** WHAT THE TASK REQUIRES **
Pull out exactly the lines from the line containing "Write a Python" to the line containing "import matplotlib.pyplot as plt", both lines included, with pictures removed from the copy.

** DATA ENTRIES **
---
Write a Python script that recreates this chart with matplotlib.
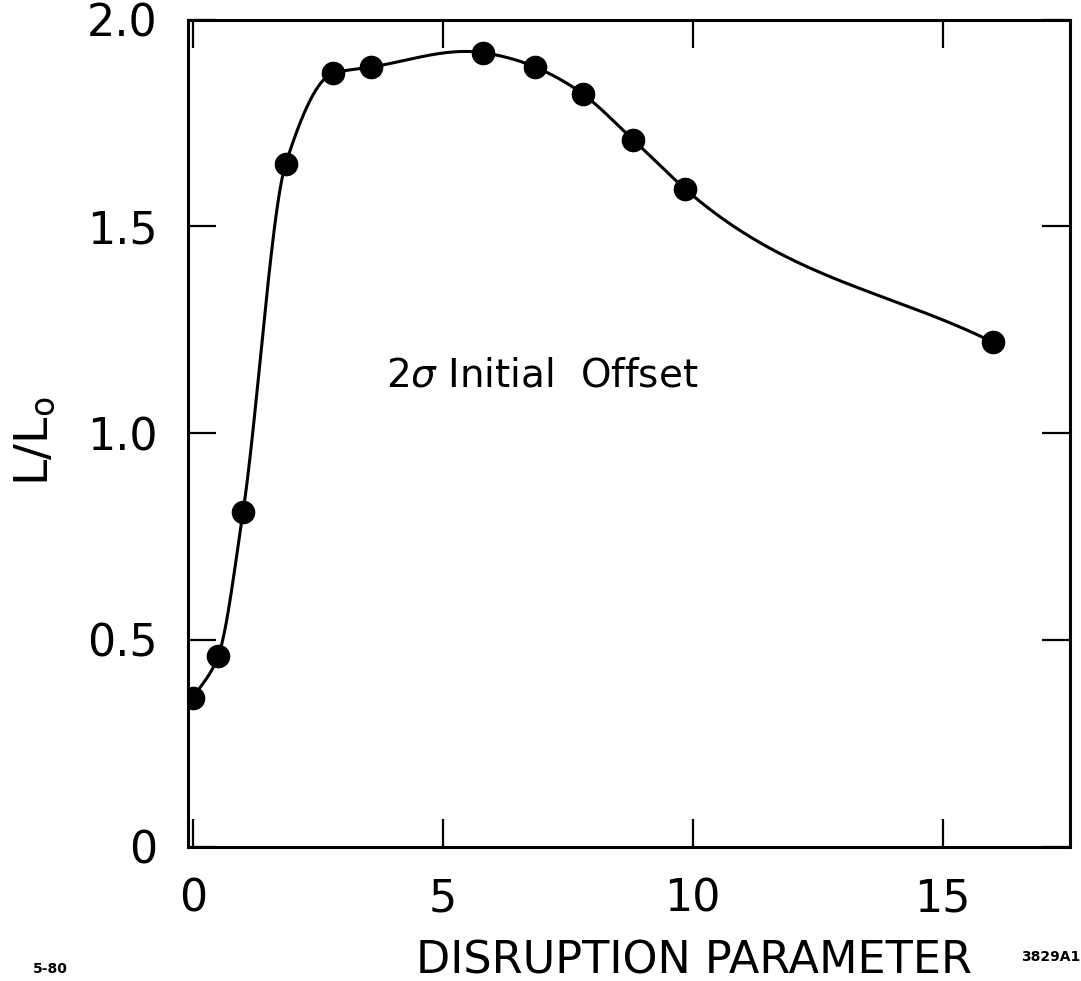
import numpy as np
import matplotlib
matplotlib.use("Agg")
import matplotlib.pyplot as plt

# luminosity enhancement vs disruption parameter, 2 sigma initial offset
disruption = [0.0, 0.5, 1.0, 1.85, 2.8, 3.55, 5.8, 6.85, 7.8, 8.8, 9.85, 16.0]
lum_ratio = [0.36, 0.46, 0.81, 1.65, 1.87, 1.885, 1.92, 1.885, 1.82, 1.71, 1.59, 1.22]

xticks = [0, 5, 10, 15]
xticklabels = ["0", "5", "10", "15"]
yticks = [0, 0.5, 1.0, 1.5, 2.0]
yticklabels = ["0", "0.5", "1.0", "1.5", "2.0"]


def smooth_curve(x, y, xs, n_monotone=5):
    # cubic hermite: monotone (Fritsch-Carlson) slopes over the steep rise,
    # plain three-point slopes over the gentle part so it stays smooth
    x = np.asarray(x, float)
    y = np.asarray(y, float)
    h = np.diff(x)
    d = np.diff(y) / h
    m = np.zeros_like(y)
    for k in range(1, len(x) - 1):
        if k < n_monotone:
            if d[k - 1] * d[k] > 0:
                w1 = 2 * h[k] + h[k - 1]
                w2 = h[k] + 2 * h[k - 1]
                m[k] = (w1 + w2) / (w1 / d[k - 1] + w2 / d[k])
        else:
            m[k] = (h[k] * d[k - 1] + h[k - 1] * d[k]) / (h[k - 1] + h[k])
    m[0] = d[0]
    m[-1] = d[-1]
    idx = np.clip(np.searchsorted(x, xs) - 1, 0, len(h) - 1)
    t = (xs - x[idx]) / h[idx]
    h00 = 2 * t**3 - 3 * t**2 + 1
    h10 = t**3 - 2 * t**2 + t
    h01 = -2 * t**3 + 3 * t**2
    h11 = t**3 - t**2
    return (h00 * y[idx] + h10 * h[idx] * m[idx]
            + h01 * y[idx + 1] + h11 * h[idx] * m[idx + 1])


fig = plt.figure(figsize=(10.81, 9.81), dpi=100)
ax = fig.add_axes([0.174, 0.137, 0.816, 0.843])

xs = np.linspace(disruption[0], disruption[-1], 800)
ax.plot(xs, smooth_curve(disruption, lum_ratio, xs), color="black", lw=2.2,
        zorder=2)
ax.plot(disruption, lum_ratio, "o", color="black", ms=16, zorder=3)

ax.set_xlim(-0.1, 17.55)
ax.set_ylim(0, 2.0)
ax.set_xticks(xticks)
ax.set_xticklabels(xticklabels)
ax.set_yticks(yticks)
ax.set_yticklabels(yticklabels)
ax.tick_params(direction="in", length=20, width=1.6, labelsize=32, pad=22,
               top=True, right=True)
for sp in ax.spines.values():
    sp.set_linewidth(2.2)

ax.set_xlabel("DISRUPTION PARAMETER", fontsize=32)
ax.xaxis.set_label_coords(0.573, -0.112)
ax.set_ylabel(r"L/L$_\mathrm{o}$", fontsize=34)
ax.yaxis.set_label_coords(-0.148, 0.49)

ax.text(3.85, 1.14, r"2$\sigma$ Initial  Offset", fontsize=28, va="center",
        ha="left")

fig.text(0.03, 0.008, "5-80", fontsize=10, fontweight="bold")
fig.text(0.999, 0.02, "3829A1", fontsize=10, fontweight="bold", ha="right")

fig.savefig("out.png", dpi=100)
---
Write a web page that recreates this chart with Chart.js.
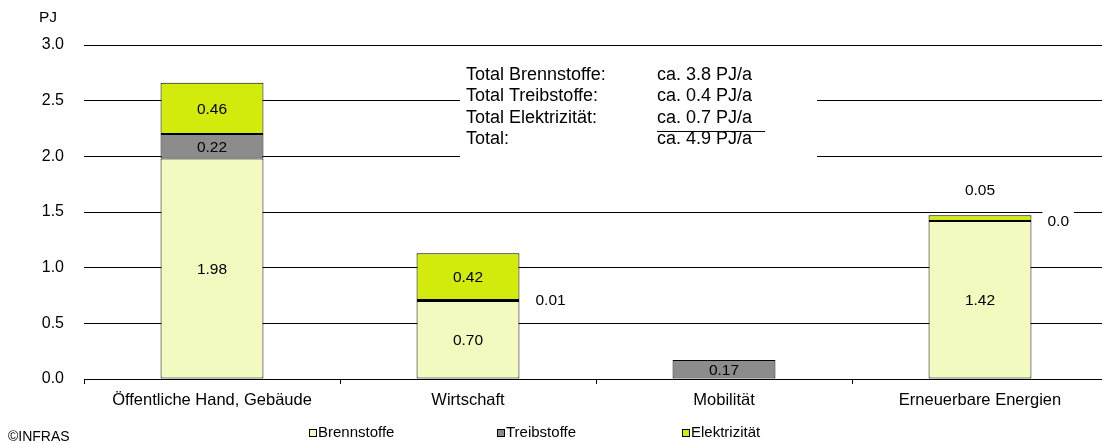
---
** THE RESULT **
Write a Python script that recreates this chart with matplotlib.
import numpy as np
import matplotlib
matplotlib.use("Agg")
import matplotlib.pyplot as plt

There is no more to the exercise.